Le 13 juin 1999, le résultat a été particulièrement calamiteux pour les deux formations sociales chrétiennes. Le CD en V a atteint un plancher et perdu son rang de premier parti. Le PSC enregistrait également un sévère recul et devenait le quatrième parti en Wallonie et en Communauté française. En outre, tous deux ont été renvoyés dans l'opposition, ce qui ne leur était pas arrivé depuis 1958. L'opposition a été dure pour les sociaux chrétiens. Ils ont tout à la fois dû endosser une nouvelle posture, et ils ont dû, paradoxalement, être plus clairs sur certaines orientations socio-économiques. Pour surmonter le traumatisme de 1999, PSC et CVP se sont chacun donné un nouveau président (Stefaan De Clerck et Joëlle Milquet) et se sont renommés (Christen Democratisch en Vlaams et Centre démocrate humaniste). Ils ont aussi, de manière différente, modifié certains aspects identitaires et programmatiques. Par rapport à ces transformations, qui sont parfois de l'ordre du pari, l'élection du 18 mai 2003 se décline comme un test déterminant pour les deux personnalités qui ont conduit à ces mutations et, plus fondamentalement encore, pour le destin de la démocratie chrétienne dans l'espace politique.

En Flandre, l'attention sera aussi focalisée sur la loi à l'oeuvre pour le Vlaams Blok depuis l'élection communale d'octobre 1988 : il ne perd aucune élection. Cette observation sera-t-elle enfin démentie ?

Dans l'espace politique francophone, la problématique des classements sera aussi saillante : quel sera le premier parti en Communauté française (le parti socialiste ou le Mouvement réformateur), quel sera la troisième formation wallonne voire francophone (Ecolo ou le Centre démocrate humaniste) ?

Au-delà de ces interrogations, il sera intéressant d'examiner pour les trois premiers partis de l'espace francophone qui tirera le plus de profit de la participation gouvernementale violette. Pour Ecolo, la configuration est sans doute la plus complexe. Il ne va pas aux urnes, comme en 1999, avec le statut de parti d'opposition et il est peu vraisemblable qu'il puisse compter sur une nouvelle donne conjoncturelle comme la crise de la dioxine en 1999. Après une décennie difficile, le parti socialiste se présentera aux électeurs dans une posture plus sereine qu'il y a quatre ans : le parti est apaisé, il n'a pas de véritable concurrent à sa gauche et sa rénovation a progressé pendant la législature. En même temps, les élections d'après participation gouvernementale n'ont jamais été porteuses pour la famille socialiste. Quant à la famille libérale, elle pourra se prévaloir d'une réforme fiscale et d'une " formation " plus intégrée et plus lisible, à travers le Mouvement réformateur, que la fédération PRL-FDF-MCC au scrutin de 1999.

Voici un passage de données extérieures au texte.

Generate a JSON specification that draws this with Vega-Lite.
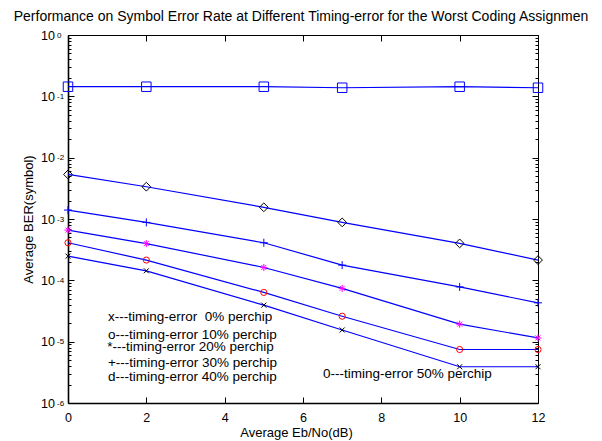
{
  "$schema": "https://vega.github.io/schema/vega-lite/v6.json",
  "width": 470,
  "height": 368,
  "autosize": "none",
  "padding": {"left": 68, "top": 35, "right": 64, "bottom": 38},
  "background": "white",
  "config": {
    "view": {"stroke": null},
    "font": "Liberation Sans",
    "axis": {"labelFont": "Liberation Sans", "titleFont": "Liberation Sans", "labelColor": "black", "titleColor": "black", "tickColor": "black", "domainColor": "black", "grid": false, "titleFontWeight": "normal", "tickWidth": 1, "domainWidth": 1}
  },
  "title": {"text": "Performance on Symbol Error Rate at Different Timing-error for the Worst Coding Assignmen", "fontSize": 14, "fontWeight": "normal", "font": "Liberation Sans", "frame": "group", "anchor": "middle", "offset": 5, "color": "black", "dx": -2},
  "datasets": {
    "ber": [
      {"x": 0, "y": 0.000248, "s": "0%"}, {"x": 2, "y": 0.000143, "s": "0%"}, {"x": 5, "y": 0.0000394, "s": "0%"}, {"x": 7, "y": 0.0000155, "s": "0%"}, {"x": 10, "y": 0.0000039, "s": "0%"}, {"x": 12, "y": 0.0000039, "s": "0%"},
      {"x": 0, "y": 0.00041, "s": "10%"}, {"x": 2, "y": 0.000214, "s": "10%"}, {"x": 5, "y": 0.0000635, "s": "10%"}, {"x": 7, "y": 0.000026, "s": "10%"}, {"x": 10, "y": 0.00000745, "s": "10%"}, {"x": 12, "y": 0.00000745, "s": "10%"},
      {"x": 0, "y": 0.00066, "s": "20%"}, {"x": 2, "y": 0.000398, "s": "20%"}, {"x": 5, "y": 0.000162, "s": "20%"}, {"x": 7, "y": 0.000074, "s": "20%"}, {"x": 10, "y": 0.0000193, "s": "20%"}, {"x": 12, "y": 0.0000115, "s": "20%"},
      {"x": 0, "y": 0.0014, "s": "30%"}, {"x": 2, "y": 0.00088, "s": "30%"}, {"x": 5, "y": 0.00041, "s": "30%"}, {"x": 7, "y": 0.000177, "s": "30%"}, {"x": 10, "y": 0.000078, "s": "30%"}, {"x": 12, "y": 0.000043, "s": "30%"},
      {"x": 0, "y": 0.00533, "s": "40%"}, {"x": 2, "y": 0.00336, "s": "40%"}, {"x": 5, "y": 0.00155, "s": "40%"}, {"x": 7, "y": 0.00088, "s": "40%"}, {"x": 10, "y": 0.0004, "s": "40%"}, {"x": 12, "y": 0.000214, "s": "40%"},
      {"x": 0, "y": 0.1435, "s": "50%"}, {"x": 2, "y": 0.1435, "s": "50%"}, {"x": 5, "y": 0.1435, "s": "50%"}, {"x": 7, "y": 0.138, "s": "50%"}, {"x": 10, "y": 0.1435, "s": "50%"}, {"x": 12, "y": 0.138, "s": "50%"}
    ],
    "notes": [
      {"tx": 1.02, "ty": 0.0000252, "label": "x---timing-error \u00a00% perchip"},
      {"tx": 1.02, "ty": 0.0000128, "label": "o---timing-error 10% perchip"},
      {"tx": 1.0, "ty": 0.0000082, "label": "*---timing-error 20% perchip"},
      {"tx": 1.02, "ty": 0.00000454, "label": "+---timing-error 30% perchip"},
      {"tx": 1.02, "ty": 0.00000265, "label": "d---timing-error 40% perchip"},
      {"tx": 6.51, "ty": 0.00000297, "label": "0---timing-error 50% perchip"}
    ]
  },
  "resolve": {"scale": {"x": "shared", "y": "shared"}, "axis": {"x": "independent", "y": "independent"}},
  "layer": [
    {
      "data": {"name": "ber"},
      "mark": {"type": "line", "color": "#0000FF", "strokeWidth": 1.2},
      "encoding": {
        "x": {"field": "x", "type": "quantitative", "scale": {"type": "linear", "domain": [0, 12], "nice": false, "zero": false},
          "axis": {"orient": "bottom", "values": [0, 2, 4, 6, 8, 10, 12], "tickSize": -6, "labelPadding": 14, "labelFontSize": 12.5, "labelFlush": false, "labelOverlap": false, "domainWidth": 1.6,
            "title": "Average Eb/No(dB)", "titleFontSize": 13, "titleX": 228, "titleY": 29, "titleAlign": "center", "titleBaseline": "middle"}},
        "y": {"field": "y", "type": "quantitative", "scale": {"type": "log", "domain": [0.000001, 1], "nice": false},
          "axis": {"orient": "left", "values": [0.000001, 0.00001, 0.0001, 0.001, 0.01, 0.1, 1], "tickSize": -6, "labelPadding": 19.5, "labelFontSize": 12.5, "labelOverlap": false, "labelFlush": false, "labelBaseline": "middle", "labelAlign": "right", "labelDy": -1, "domainWidth": 1.6,
            "labelExpr": "'10'",
            "title": "Average BER(symbol)", "titleFontSize": 13, "titleX": -40, "titleY": 184, "titleAngle": 270, "titleAlign": "center", "titleBaseline": "middle"}},
        "detail": {"field": "s"}
      }
    },
    {
      "data": {"name": "ber"},
      "mark": {"type": "point", "filled": false, "strokeWidth": 1, "opacity": 1},
      "encoding": {
        "x": {"field": "x", "type": "quantitative", "scale": {"type": "linear", "domain": [0, 12], "nice": false, "zero": false}, "axis": null},
        "y": {"field": "y", "type": "quantitative", "scale": {"type": "log", "domain": [0.000001, 1], "nice": false}, "axis": null},
        "shape": {"field": "s", "type": "nominal", "legend": null, "scale": {"domain": ["0%", "10%", "20%", "30%", "40%", "50%"], "range": ["M-1,-1L1,1M-1,1L1,-1", "circle", "M-1,0H1M0,-1V1M-0.7,-0.7L0.7,0.7M-0.7,0.7L0.7,-0.7", "M-1,0H1M0,-1V1", "diamond", "square"]}},
        "stroke": {"field": "s", "type": "nominal", "legend": null, "scale": {"domain": ["0%", "10%", "20%", "30%", "40%", "50%"], "range": ["#000000", "#FF0000", "#FF00FF", "#0000FF", "#000000", "#0000FF"]}},
        "size": {"field": "s", "type": "ordinal", "legend": null, "scale": {"domain": ["0%", "10%", "20%", "30%", "40%", "50%"], "range": [25, 90, 64, 64, 90, 88]}}
      }
    },
    {
      "data": {"name": "notes"},
      "mark": {"type": "text", "align": "left", "baseline": "middle", "fontSize": 13.5, "font": "Liberation Sans", "color": "black"},
      "encoding": {
        "x": {"field": "tx", "type": "quantitative", "scale": {"type": "linear", "domain": [0, 12], "nice": false, "zero": false}, "axis": null},
        "y": {"field": "ty", "type": "quantitative", "scale": {"type": "log", "domain": [0.000001, 1], "nice": false}, "axis": null},
        "text": {"field": "label"}
      }
    },
    {
      "data": {"name": "ber"},
      "mark": {"type": "point", "opacity": 0},
      "encoding": {
        "x": {"field": "x", "type": "quantitative", "scale": {"type": "linear", "domain": [0, 12], "nice": false, "zero": false},
          "axis": {"orient": "top", "values": [0, 2, 4, 6, 8, 10, 12], "tickSize": -6, "labels": false, "title": null}},
        "y": {"field": "y", "type": "quantitative", "scale": {"type": "log", "domain": [0.000001, 1], "nice": false},
          "axis": {"orient": "right", "values": [0.000001, 0.00001, 0.0001, 0.001, 0.01, 0.1, 1], "tickSize": -6, "labels": false, "title": null}}
      }
    },
    {
      "data": {"name": "ber"},
      "mark": {"type": "point", "opacity": 0},
      "encoding": {
        "x": {"field": "x", "type": "quantitative", "scale": {"type": "linear", "domain": [0, 12], "nice": false, "zero": false}, "axis": null},
        "y": {"field": "y", "type": "quantitative", "scale": {"type": "log", "domain": [0.000001, 1], "nice": false},
          "axis": {"orient": "left", "values": [0.000001, 0.00001, 0.0001, 0.001, 0.01, 0.1, 1], "ticks": false, "tickSize": 0, "domain": false, "title": null, "labelPadding": 11.5, "labelAlign": "left", "labelBaseline": "middle", "labelDy": -7.5, "labelFontSize": 8, "labelOverlap": false, "labelFlush": false,
            "labelExpr": "datum.value > 0.5 ? '0' : '-' + round(-log(datum.value)/LN10)"}}
      }
    },
    {
      "data": {"name": "ber"},
      "mark": {"type": "point", "opacity": 0},
      "encoding": {
        "x": {"field": "x", "type": "quantitative", "scale": {"type": "linear", "domain": [0, 12], "nice": false, "zero": false}, "axis": null},
        "y": {"field": "y", "type": "quantitative", "scale": {"type": "log", "domain": [0.000001, 1], "nice": false},
          "axis": {"orient": "left", "values": [0.000002, 0.000003, 0.000004, 0.000005, 0.000006, 0.000007, 0.000008, 0.000009, 0.00002, 0.00003, 0.00004, 0.00005, 0.00006, 0.00007, 0.00008, 0.00009, 0.0002, 0.0003, 0.0004, 0.0005, 0.0006, 0.0007, 0.0008, 0.0009, 0.002, 0.003, 0.004, 0.005, 0.006, 0.007, 0.008, 0.009, 0.02, 0.03, 0.04, 0.05, 0.06, 0.07, 0.08, 0.09, 0.2, 0.3, 0.4, 0.5, 0.6, 0.7, 0.8, 0.9], "tickSize": -3, "labels": false, "domain": false, "title": null}}
      }
    },
    {
      "data": {"name": "ber"},
      "mark": {"type": "point", "opacity": 0},
      "encoding": {
        "x": {"field": "x", "type": "quantitative", "scale": {"type": "linear", "domain": [0, 12], "nice": false, "zero": false}, "axis": null},
        "y": {"field": "y", "type": "quantitative", "scale": {"type": "log", "domain": [0.000001, 1], "nice": false},
          "axis": {"orient": "right", "values": [0.000002, 0.000003, 0.000004, 0.000005, 0.000006, 0.000007, 0.000008, 0.000009, 0.00002, 0.00003, 0.00004, 0.00005, 0.00006, 0.00007, 0.00008, 0.00009, 0.0002, 0.0003, 0.0004, 0.0005, 0.0006, 0.0007, 0.0008, 0.0009, 0.002, 0.003, 0.004, 0.005, 0.006, 0.007, 0.008, 0.009, 0.02, 0.03, 0.04, 0.05, 0.06, 0.07, 0.08, 0.09, 0.2, 0.3, 0.4, 0.5, 0.6, 0.7, 0.8, 0.9], "tickSize": -3, "labels": false, "domain": false, "title": null}}
      }
    }
  ]
}
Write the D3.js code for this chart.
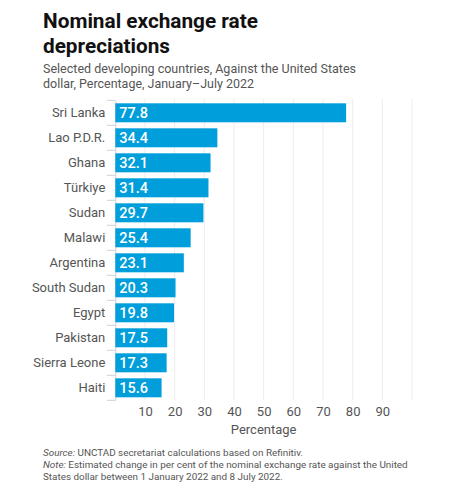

Les enjeux et les thèmes de la campagne joueront aussi dans les polarisations et les positions qu'ils susciteront. Compte tenu du contexte international, les choses ne sont pas encore tout à fait claires en la matière. Il y a cependant fort à parier que cinq problématiques seront centrales.

. La première concerne le devenir de la sécurité sociale, et notamment le dossier du financement des soins de santé et des pensions. Compte tenu du vieillissement de la population, de l'augmentation des coûts dans les soins de santé, ces deux secteurs sont aujourd'hui à la croisée des chemins en termes de pérennisation du système.

. La deuxième concerne le statut des services publics ou des services universels et, plus largement, la question de l'investissement de l'État dans la société. Doit-on approfondir la logique de libéralisation à l'oeuvre depuis vingt ans ? Faut-il la moduler à l'aune des mutations contemporaines ? Ou faut-il un réinvestissement de l'action publique et dans l'action publique ?

. La troisième concerne la thématique de la sécurité et ce qui peut lui être associé, de manière étroite ou englobante. Pendant et après la campagne du premier tour aux élections présidentielles en France, le thème de la (in)sécurité a été mobilisé comme rarement dans un moment électoral . En sera-t-il de même en Belgique ?

. En fonction des évolutions du dossier relatif à l'Irak et à la possibilité d'une intervention américaine sur ce territoire, en fonction de l'essence et la (non)célérité de cette intervention militaire, le rapport aux relations internationales, en particulier la relation aux Etats-Unis et à l'Union européenne, pourrait être un thème plus important que d'habitude.

. Enfin, nous sommes en Belgique... En d'autres termes, la thématique communautaire et les questions ayant trait au paysage institutionnel et à la répartition des compétences entre entités fédérales et fédérées seront une fois encore sur le devant de la scène politique, électorale et médiatique, même si le débat s'organisera surtout par rapport au scrutin régional du printemps 2004. Deux dossiers sensibles seront épinglés : l'hypothèse d'une régionalisation partielle de la SNCB, et celle d'une régionalisation partielle de la sécurité sociale, éventualités sévèrement et durement rejetées en l'état par les formations politiques francophones.

Pascal DELWIT
Directeur du Centre d'étude de la vie politique de l'ULB

Le 18 mai 2003, les citoyens belges sont appelés à élire directement les 150 députés de la Chambre des représentants et 40 sénateurs - vingt-cinq néerlandophones et quinze francophones.